What's the secret? Well, it starts with great content, both the actual food itself and the social media marketing. From the beginning the idea has bubbled from the ground up -- people loving the food, sharing pics and videos, telling friends, finding the next stop on Twitter. Guaranteed rocket to stardom. If either the food or the marketing content failed to measure up, we'd be telling a different story.

Yes, content matters. Just ask Hollywood and Broadway -- century old business models that may be flawed in many respects, but when it comes to delivering content that matters, they are the pros. Turning entertainment content into cash from adoring fans is a complex undertaking. When it all comes together, it's simply magic. There really is no business like show business.

Producing that magic, as Charlie Sheen -- aka Vatican Assassin -- discovered last week in Detroit, is much harder than it looks. And winging it doesn't work.

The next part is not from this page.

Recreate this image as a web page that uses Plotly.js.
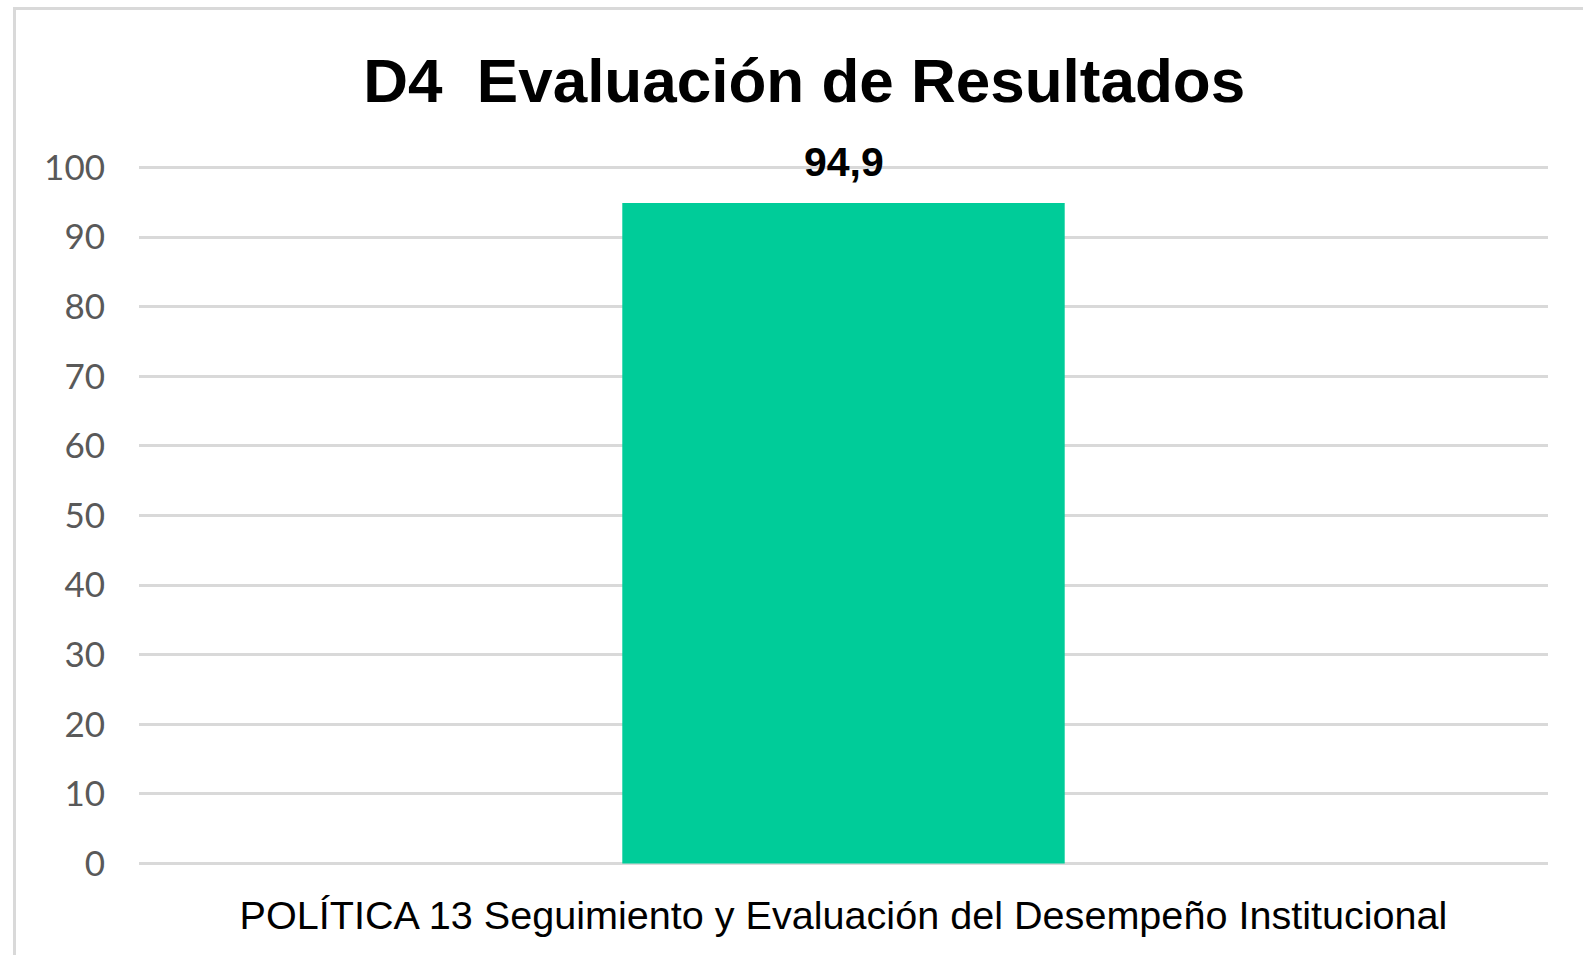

In this era of real-time social media, reviews are the new advertising. I know from my entertainment business friends that one of the worst words in a review that can be made about a performance is the word boring. Boring is even worse than bad or terrible.

Yup, boring is the kiss of death for an entertainer and that's the word used to describe Sheen's opening show by audience members leaving the theater last night -- that it was boring and not winning. I'm sure Charlie left the stage wiping the flop-sweat from his brow.

The difference between Charlie and the food trucks is that the food trucks understand the fundamental principle of producing and serving up good content -- both online in the social media marketing platforms and offline in the actual food they deliver.

Apparently, things started to improve as the Torpedo of Truth rolled into Chicago, but Charlie Sheen still can't hold a candle to FREE tequila tacos!